Europe's biggest airline company, Air France-KLM, has announced an annual net loss of 814 million euros, the first since its merger in 2003. The group also plans to cut around 2,700 jobs.
AFP - Air France-KLM, Europe's biggest airline, on Tuesday announced losses of 814 million euros (1.1 billion dollars) for the 2008-2009 fiscal year and said it would have to cut 2,700 jobs.
The losses were the first incurred by the French-Dutch group since the 2003 merger of Air France and KLM and the airline's chief executive Pierre-Henri Gourgeon said job cuts were inevitable.
Some 2,700 jobs were slashed during 2008 and 2009 and further cuts "on the same scale" were planned for the next financial year, Gourgeon said.
To reduce costs, the group "will continue to gradually reduce staff, with a hiring freeze, by resorting to internal professional mobility, by asking staff to take holidays and by developing part-time positions," he added.
Financial director Philippe Calavia told journalists that "about 3,000" jobs would be cut.
Air France-KLM employs around 104,000 people and has been hit hard by the economic crisis that has affected much of the global airline industry.
It posted a 756 million euro profit for the previous financial year.
News of the the airline's first loss did not come as a surpise.
The company had warned in late March that it expected to end the year with a 200-million-euro operating loss.

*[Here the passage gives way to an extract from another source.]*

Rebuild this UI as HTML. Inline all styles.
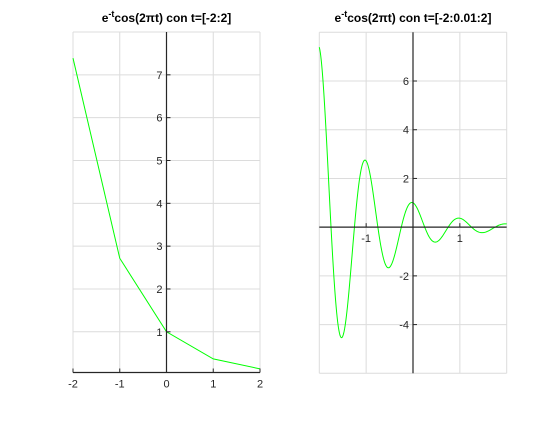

In the end, that loss reached 129 million euros.
The airline has been reeling from a sharp drop in traffic that forced it to scale back services by 4.5 percent for passengers over the ordinarily-busy summer months and 11 percent for cargo.
The worst global slump in decades has devastated the airline industry, with passenger numbers plunging more than 11 percent in March compared to a year earlier, according to the International Air Transport Association.